“Não deixei os cofres do Estado vazios”, diz JES
21 de novembro de 2018Na inédita conferência de imprensa, sem direito a perguntas aos jornalistas, realizada esta quarta-feira (21.11.), na sede da sua fundação, em Luanda, o ex-Presidente da República de Angola José Eduardo dos Santos foi peremtório em responder ao seu sucessor João Lourenço, que no último sábado (17.11.) disse ao jornal português Expresso que encontrou os cofres do Estado angolano vazios.
"Não deixei os cofres do Estado vazios. Em setembro de 2017, na passagem de testemunho, deixei 15 mil milhões de dólares no Banco Nacional de Angola como reservas internacionais líquidas a cargo do um gestor que era o governador do BNA [Banco Nacional de Angola ] sob orientação do Governo", disse dos José Eduardo dos Santos.
Na entrevista ao jornal português Expresso, João Lourenço queixou-se também da ausência de uma "verdadeira passagem de pasta" por parte de José Eduardo Santos.
"Esperava uma verdadeira passagem de pasta em que me fosse dado a conhecer os grandes dossiês do país e isso, de facto, não aconteceu", afirmou o chefe de Estado angolano.João Lourenço disse ainda que o seu executivo, que tomou posse em setembro de 2017, esteve "diante de uma anormalidade com despachos feitos em vésperas" da investidura "para favorecer quem pretendiam favorecer", numa referência aos filhos de Eduardo dos Santos.
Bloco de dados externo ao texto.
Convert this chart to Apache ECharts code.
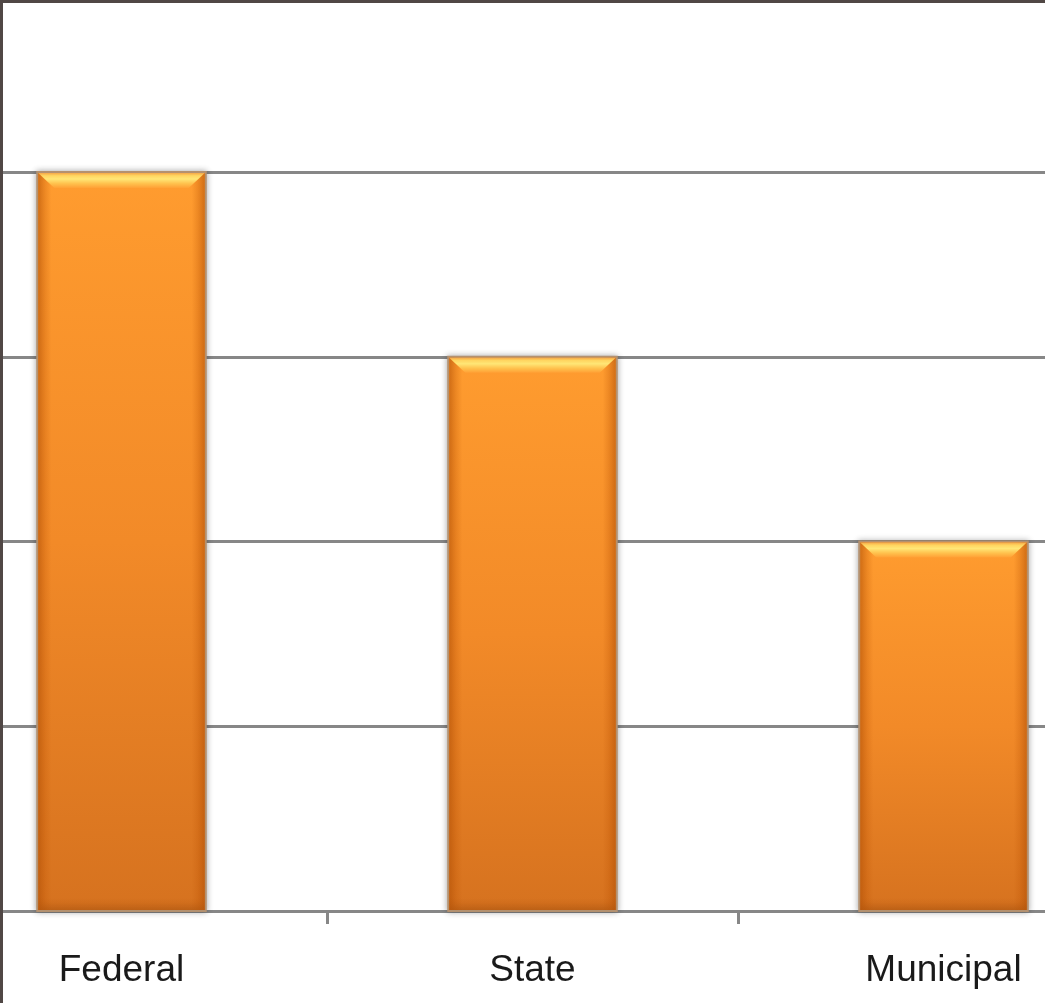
<!DOCTYPE html>
<html>
<head>
<meta charset="utf-8">
<script src="https://cdn.jsdelivr.net/npm/echarts@6/dist/echarts.min.js"></script>
<style>
html,body{margin:0;padding:0;background:#fff;}
#chart{width:1045px;height:1003px;}
</style>
</head>
<body>
<div id="chart"></div>
<script>
const categories = ['Federal', 'State', 'Municipal'];
const values = [4, 3, 2];
const yMax = 5;
const yInterval = 1;

const chart = echarts.init(document.getElementById('chart'), null, {renderer: 'canvas'});

function renderBar(params, api) {
  const idx = api.value(0);
  const val = api.value(1);
  const top = api.coord([idx, val]);
  const base = api.coord([idx, 0]);
  const band = api.size([1, 0])[0];
  const w = band * 0.41;
  const x0 = top[0] - w / 2;
  const x1 = top[0] + w / 2;
  const y0 = top[1];
  const y1 = base[1];
  const h = y1 - y0;
  const bev = 13;
  const tb = 17;
  return {
    type: 'group',
    children: [
      {
        type: 'rect',
        shape: {x: x0, y: y0, width: w, height: h},
        style: {
          fill: new echarts.graphic.LinearGradient(0, 0, 0, 1, [
            {offset: 0, color: '#FF9C2F'},
            {offset: 0.5, color: '#F28A28'},
            {offset: 1, color: '#D6721F'}
          ]),
          stroke: '#B4916F',
          lineWidth: 2,
          shadowColor: 'rgba(0,0,0,0.3)',
          shadowBlur: 6
        }
      },
      {
        type: 'rect',
        shape: {x: x0 + 1, y: y0 + 1, width: bev, height: h - 2},
        style: {
          fill: new echarts.graphic.LinearGradient(0, 0, 1, 0, [
            {offset: 0, color: 'rgba(190,85,5,0.55)'},
            {offset: 1, color: 'rgba(190,85,5,0)'}
          ])
        }
      },
      {
        type: 'rect',
        shape: {x: x1 - 1 - bev, y: y0 + 1, width: bev, height: h - 2},
        style: {
          fill: new echarts.graphic.LinearGradient(0, 0, 1, 0, [
            {offset: 0, color: 'rgba(190,85,5,0)'},
            {offset: 1, color: 'rgba(190,85,5,0.55)'}
          ])
        }
      },
      {
        type: 'rect',
        shape: {x: x0 + 1, y: y1 - bev, width: w - 2, height: bev - 1},
        style: {
          fill: new echarts.graphic.LinearGradient(0, 0, 0, 1, [
            {offset: 0, color: 'rgba(170,80,10,0)'},
            {offset: 1, color: 'rgba(170,80,10,0.35)'}
          ])
        }
      },
      {
        type: 'polygon',
        shape: {points: [[x0 + 1, y0 + 1], [x1 - 1, y0 + 1], [x1 - tb, y0 + tb - 1], [x0 + tb, y0 + tb - 1]]},
        style: {
          fill: new echarts.graphic.LinearGradient(0, 0, 0, 1, [
            {offset: 0, color: '#F5A848'},
            {offset: 0.18, color: '#FFD560'},
            {offset: 0.4, color: '#FFE676'},
            {offset: 0.7, color: '#FFC24E'},
            {offset: 1, color: '#FFA035'}
          ])
        }
      }
    ]
  };
}

chart.setOption({
  animation: false,
  backgroundColor: '#ffffff',
  grid: {
    left: -84,
    right: -104,
    top: -12.75,
    bottom: 92,
    containLabel: false,
    outerBoundsMode: 'none'
  },
  xAxis: {
    type: 'category',
    data: categories,
    axisLine: {show: true, lineStyle: {color: '#878787', width: 3}},
    axisTick: {show: true, length: 13, lineStyle: {color: '#878787', width: 3}},
    axisLabel: {
      color: '#1a1a1a',
      fontSize: 37,
      fontFamily: 'Liberation Sans',
      margin: 41,
      interval: 0
    }
  },
  yAxis: {
    type: 'value',
    min: 0,
    max: yMax,
    interval: yInterval,
    axisLine: {show: false},
    axisTick: {show: false},
    axisLabel: {show: false},
    splitLine: {show: true, lineStyle: {color: '#878787', width: 3}}
  },
  series: [{
    type: 'custom',
    renderItem: renderBar,
    encode: {x: 0, y: 1},
    data: values.map((v, i) => [i, v]),
    z: 3
  }],
  graphic: [
    {type: 'rect', left: 0, top: 0, shape: {width: 1045, height: 3}, style: {fill: '#504745'}, z: 100},
    {type: 'rect', left: 0, top: 0, shape: {width: 3, height: 1003}, style: {fill: '#504745'}, z: 100}
  ]
});
</script>
</body>
</html>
Reservas internacionais líquidas
Ao novo Presidente da República, José Eduardo dos Santos, que governou o país por quase 40 anos, disse - também - que aquando da sua saída deixou o Orçamento Geral do Estado 2017/2018, já elaborado, mas a "nova equipa governativa não quis seguir a proposta deixada", tendo acrescentado que "apesar da crise económica, resultante da baixa do preço do petróleo no mercado internacional", o seu Governo tinha a economia "controlada"."Não desvalorizámos a moeda, pagámos regularmente os salários dos funcionários públicos, incluindo o décimo terceiro mês, mantivemos o poder de compra dos cidadãos, fazendo atualizações em função da taxa de inflação. Com a produção nacional e com alguns produtos importados, garantimos a cesta básica, as matérias primas para a indústria e materiais para construção".
Reações às declarações
Os pronunciamentos do ex-Chefe de Estado já começaram a gerar debates, sobretudo nas redes sociais onde os cidadãos perguntam: quem tem razão, o anterior ou ao atual Presidente?
Em declarações a DW África o analista político Alexandre Neto Solombe, explica o que viu nas palavras do ex-Presidente angolano:"Vi na mensagem de Eduardo dos Santos, um homem igual a si mesmo. (...) Mais do que tudo, é o reafirmar por parte de Eduardo dos Santos de que no tempo dele as coisas estavam boas inclusivamente o facto de ter deixado 15 mil milhões de dólares", destaca o analista.
Para o também economista, os 15 mil milhões de dólares "equivaleriam, a pouco mais, segundo avaliação do FMI [Fundo Monetário Internacional], a seis meses de importação de bens e serviços tomando como base a quantia que gasta mensalmente Angola para suprimir necessidades em alimentos, serviços e todo o resto que é prioritário, ou seja o cabaz de importação do Governo do país."
Novos pronunciamentos?
Assim sendo, observadores notam que o debate sobre os cofres do Estado está instalado. Alexandre Neto Solombe espera por novos pronunciamentos do atual chefe de Estado.João Lourenço, deslocou-se esta quarta-feira (21.11.) a Portugal, onde efetua, a partir de amanhã, uma visita de Estado de três dias com o objetivo de normalizar as relações entre os dois países, azedadas pelo "irritante" caso Manuel Vicente, citado na operação Fizz (que tem na base as acusações de corrupção e branqueamento de capitais e tem três arguidos em Portugal e um em Angola).
A conferência de imprensa, promovida pelo presidente Eduardo dos Santos, revela uma coisa: a transição no seio do MPLA não foi pacífica, conclui o jornalista Solombe: "Definitivamente está esclarecido que, afinal de contas, a transição no seio do MPLA não tinha sido pacifica, como se procurou exteriorizar num dado momento, fazendo dela inclusivamente uma 'referência' no continente africano. Esta era mais a ideia de propaganda que nós tivemos naquele período, em que João Lourenço tomou conta do poder e mesmo no período anterior, nomeadamente, durante a campanha eleitoral".